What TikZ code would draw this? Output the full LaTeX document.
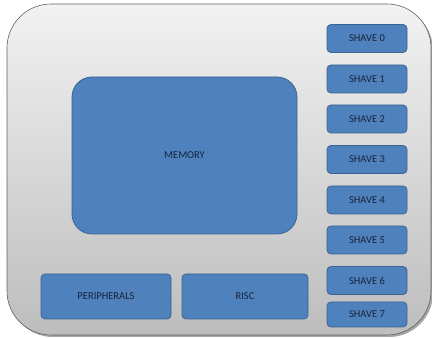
\documentclass[tikz,border=0pt]{standalone}
\usepackage{tikz}
\usepackage{fontspec}
\setmainfont{Carlito}
\definecolor{blockblue}{HTML}{4F81BD}
\definecolor{blockedge}{HTML}{3A6494}
\definecolor{labeltext}{HTML}{17233A}
\definecolor{boardtop}{HTML}{F2F2F2}
\definecolor{boardbot}{HTML}{BDBDBD}

\begin{document}
\begin{tikzpicture}[x=1pt,y=-1pt,
        block/.style={rectangle, rounded corners=4pt, fill=blockblue, draw=blockedge,
            line width=0.8pt, text=labeltext, font=\fontsize{10.5}{12}\selectfont, inner sep=0pt},
        shave/.style={block, minimum width=80pt, minimum height=28pt}]

    \useasboundingbox (0,0) rectangle (432,339);

    % board
    \fill[gray!70, rounded corners=44pt] (9,6) rectangle (433,337);
    \path[top color=boardtop, bottom color=boardbot, draw=gray!75!black, line width=0.6pt,
        rounded corners=44pt] (7,4) rectangle (431,335);

    \node[block, rounded corners=20pt, minimum width=225pt, minimum height=157pt] (mem) at (184.5,155.5) {MEMORY};
    \node[block, minimum width=130pt, minimum height=45pt] (periph) at (106,296.5) {PERIPHERALS};
    \node[block, minimum width=126pt, minimum height=45pt] (risc) at (245,296.5) {RISC};

    \node[shave] (s0) at (367,38.5) {SHAVE 0};
    \node[shave] (s1) at (367,79) {SHAVE 1};
    \node[shave] (s2) at (367,119) {SHAVE 2};
    \node[shave] (s3) at (367,159.5) {SHAVE 3};
    \node[shave] (s4) at (367,200) {SHAVE 4};
    \node[shave] (s5) at (367,240) {SHAVE 5};
    \node[shave] (s6) at (367,280.5) {SHAVE 6};
    \node[shave, minimum height=25pt] (s7) at (367,314.5) {SHAVE 7};

\end{tikzpicture}
\end{document}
------------------------------------------------------------------------
Task objective — Print out the material word for word, omitting the pictures.

Worked solution —
What TikZ code would draw this? Output the full LaTeX document.
\documentclass[tikz,border=0pt]{standalone}
\usepackage{tikz}
\usepackage{fontspec}
\setmainfont{Carlito}
\definecolor{blockblue}{HTML}{4F81BD}
\definecolor{blockedge}{HTML}{3A6494}
\definecolor{labeltext}{HTML}{17233A}
\definecolor{boardtop}{HTML}{F2F2F2}
\definecolor{boardbot}{HTML}{BDBDBD}

\begin{document}
\begin{tikzpicture}[x=1pt,y=-1pt,
        block/.style={rectangle, rounded corners=4pt, fill=blockblue, draw=blockedge,
            line width=0.8pt, text=labeltext, font=\fontsize{10.5}{12}\selectfont, inner sep=0pt},
        shave/.style={block, minimum width=80pt, minimum height=28pt}]

    \useasboundingbox (0,0) rectangle (432,339);

    % board
    \fill[gray!70, rounded corners=44pt] (9,6) rectangle (433,337);
    \path[top color=boardtop, bottom color=boardbot, draw=gray!75!black, line width=0.6pt,
        rounded corners=44pt] (7,4) rectangle (431,335);

    \node[block, rounded corners=20pt, minimum width=225pt, minimum height=157pt] (mem) at (184.5,155.5) {MEMORY};
    \node[block, minimum width=130pt, minimum height=45pt] (periph) at (106,296.5) {PERIPHERALS};
    \node[block, minimum width=126pt, minimum height=45pt] (risc) at (245,296.5) {RISC};

    \node[shave] (s0) at (367,38.5) {SHAVE 0};
    \node[shave] (s1) at (367,79) {SHAVE 1};
    \node[shave] (s2) at (367,119) {SHAVE 2};
    \node[shave] (s3) at (367,159.5) {SHAVE 3};
    \node[shave] (s4) at (367,200) {SHAVE 4};
    \node[shave] (s5) at (367,240) {SHAVE 5};
    \node[shave] (s6) at (367,280.5) {SHAVE 6};
    \node[shave, minimum height=25pt] (s7) at (367,314.5) {SHAVE 7};

\end{tikzpicture}
\end{document}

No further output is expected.